The new migration statistics are drawn from questions asked on the 2000 census "long form," received by about one home in six across the country. The numbers are subject to some sampling error.

Maryland had a net loss of almost 20,000 people to domestic migration between 1995 and 2000. But births and foreign immigration helped boost the state's population by 273,000.

The report said that "older Americans" -- those age 55 and up -- are still more likely to stay put than their younger neighbors. But the census figures show that the most mobile among our elders are the "oldest old," age 85 and up.

Between 1995 and 2000, almost a third of the oldest Americans changed their residence, compared with barely one-fifth of those age 65 to 84.

More than half of the very elderly who moved during the last half of the 1990s moved within their county. Less than a fifth moved to another state.

Census forms didn't ask people to give reasons for their moves. But Schachter said the higher rates of migration among the very old suggest that increasing frailty might become a more powerful motivation for moving than simply retirement to milder climes.

Net migration patterns among Americans age 65 and older show a familiar pattern of movement away from the Northeast and the Midwest, and toward the South and West.

Between 1995 and 2000, about 437,000 older people moved to the South from other regions, far more than the numbers moving elsewhere. Most of the gain was from the "young old," those age 65 to 74. Older people moving out of the South totaled 203,000.
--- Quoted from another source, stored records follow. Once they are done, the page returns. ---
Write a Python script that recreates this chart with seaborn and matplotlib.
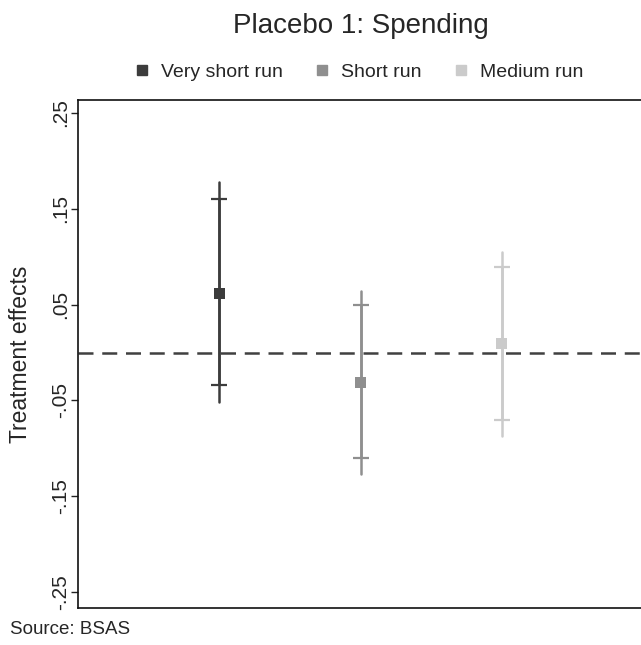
import matplotlib
matplotlib.use("Agg")
import matplotlib.pyplot as plt
import seaborn as sns
import pandas as pd

# Point estimates with 90% and 95% confidence bounds
horizons = ["Very short run", "Short run", "Medium run"]
estimates = [0.062, -0.031, 0.009]
ci95_low = [-0.052, -0.127, -0.087]
ci95_high = [0.178, 0.064, 0.105]
ci90_low = [-0.034, -0.110, -0.070]
ci90_high = [0.160, 0.050, 0.089]
colors = ["#3c3c3c", "#8f8f8f", "#cbcbcb"]
ytick_values = [0.25, 0.15, 0.05, -0.05, -0.15, -0.25]
ytick_labels = [".25", ".15", ".05", "-.05", "-.15", "-.25"]

df = pd.DataFrame({
    "horizon": horizons,
    "pos": [1, 2, 3],
    "estimate": estimates,
    "lo95": ci95_low, "hi95": ci95_high,
    "lo90": ci90_low, "hi90": ci90_high,
})

sns.set_style("white")
plt.rcParams["font.family"] = ["Liberation Sans", "DejaVu Sans"]

fig = plt.figure(figsize=(6.41, 6.45), dpi=100)
W, H = 641, 645
ax = fig.add_axes([78 / W, (H - 608) / H, (643 - 78) / W, (608 - 100) / H])

ax.axhline(0, color="#404040", lw=1.8, ls=(0, (6, 3.5)), zorder=1)

for i, row in df.iterrows():
    c = colors[i]
    ax.plot([row.pos, row.pos], [row.lo95, row.hi95], color=c, lw=1.8, zorder=2)
    ax.errorbar(row.pos, row.estimate,
                yerr=[[row.estimate - row.lo90], [row.hi90 - row.estimate]],
                fmt="none", ecolor=c, elinewidth=1.8, capsize=6, capthick=1.6,
                zorder=2)

sns.scatterplot(data=df, x="pos", y="estimate", hue="horizon",
                palette=colors, marker="s", s=64, edgecolor="none",
                ax=ax, zorder=3, legend=False)

ax.set_xlim(0, 4)
ax.set_ylim(-0.2665, 0.2635)
ax.set_xticks([])
ax.set_xlabel("")
ax.set_yticks(ytick_values)
ax.set_yticklabels(ytick_labels, rotation=90, va="center", fontsize=15)
ax.tick_params(axis="y", direction="out", length=5, width=1, color="#222222",
               pad=1, left=True)
ax.set_ylabel("Treatment effects", fontsize=16.5)
ax.yaxis.set_label_coords((32 - 78) / 565, 0.5)

for side in ["left", "top", "bottom"]:
    ax.spines[side].set_color("#111111")
    ax.spines[side].set_linewidth(1.2)
ax.spines["right"].set_visible(False)

# Legend across the top
handles = [plt.Line2D([], [], marker="s", color=c, ls="none", markersize=7)
           for c in colors]
fig.legend(handles, horizons, loc="center", bbox_to_anchor=(0.559, 1 - 72 / H),
           ncol=3, frameon=False, fontsize=14, handletextpad=0.5,
           columnspacing=1.6, handlelength=0.9)

fig.text(0.5625, 1 - 26 / H, "Placebo 1: Spending", ha="center", va="center",
         fontsize=20)
fig.text(10 / W, 1 - 630 / H, "Source: BSAS", ha="left", va="center",
         fontsize=13.5)

fig.savefig("out.png", dpi=100)
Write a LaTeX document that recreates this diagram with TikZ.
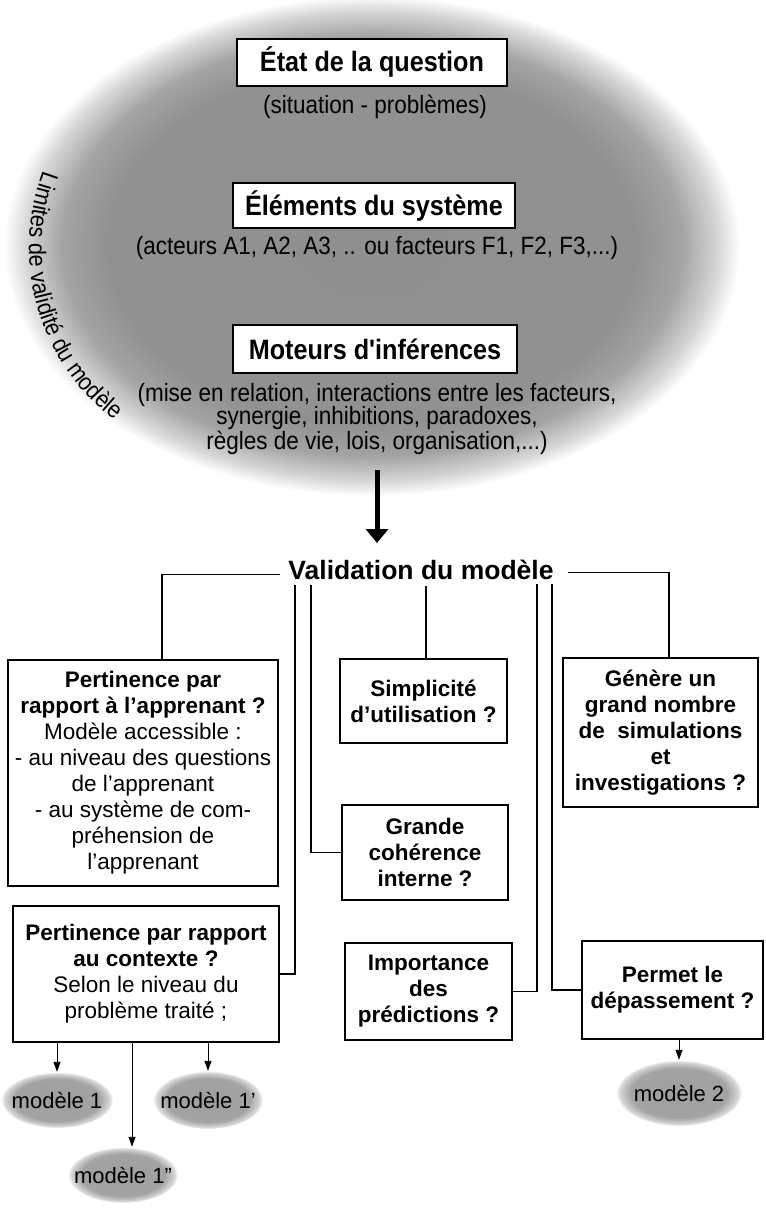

As a region, New York, New Jersey and Pennsylvania lost the largest number of elderly to interstate migration. About 224,000 older people moved out, while 70,000 moved in.

Florida gained the most older Americans -- 149,000 more than it lost -- followed by Arizona, with a net gain of 53,000, and Nevada, which gained 22,000.

When the elderly migrations are broken down by age groupings, the rates, and in some cases the direction, of the migratory flow change with advancing age.

For example, among states such as Arizona and Nevada with large net gains among the elderly, the rate of those gains dwindles with age. Florida experienced a net loss of people age 85 and older.

Correspondingly, Northern states such as Maryland, Alaska, Colorado and Washington that showed net losses among those 65 to 74 also saw those loss rates slow or reverse among people age 75 and older.

"At the oldest ages," the census report said, "many older people who moved away at retirement may have returned to their states of origin, perhaps to be closer to family or simply to return home."

Americans of all ages continued to be highly mobile late in the past decade, with millions on the move toward the suburbs, or to states with milder weather and healthier economies.

New York saw the nation's second-largest outflow of domestic migrants, 1.6 million moving out and 726,000 moving in. That gave it the nation's largest net loss to migration -- 874,000 people.

California, once the golden destination for millions, had the second-largest net loss to domestic migration, at 755,500 people. Illinois was third, with a net loss of 343,000.

As big as they were, the losses in New York and California to domestic migration were more than made up by births and foreign immigration. New York gained nearly a million people in the 1990s; California grew by more than 4 million.

States with the largest net population gains from domestic migration, according to the census, were Florida (607,000); Georgia (341,000); North Carolina (338,000); Arizona (316,000); and Nevada (234,000).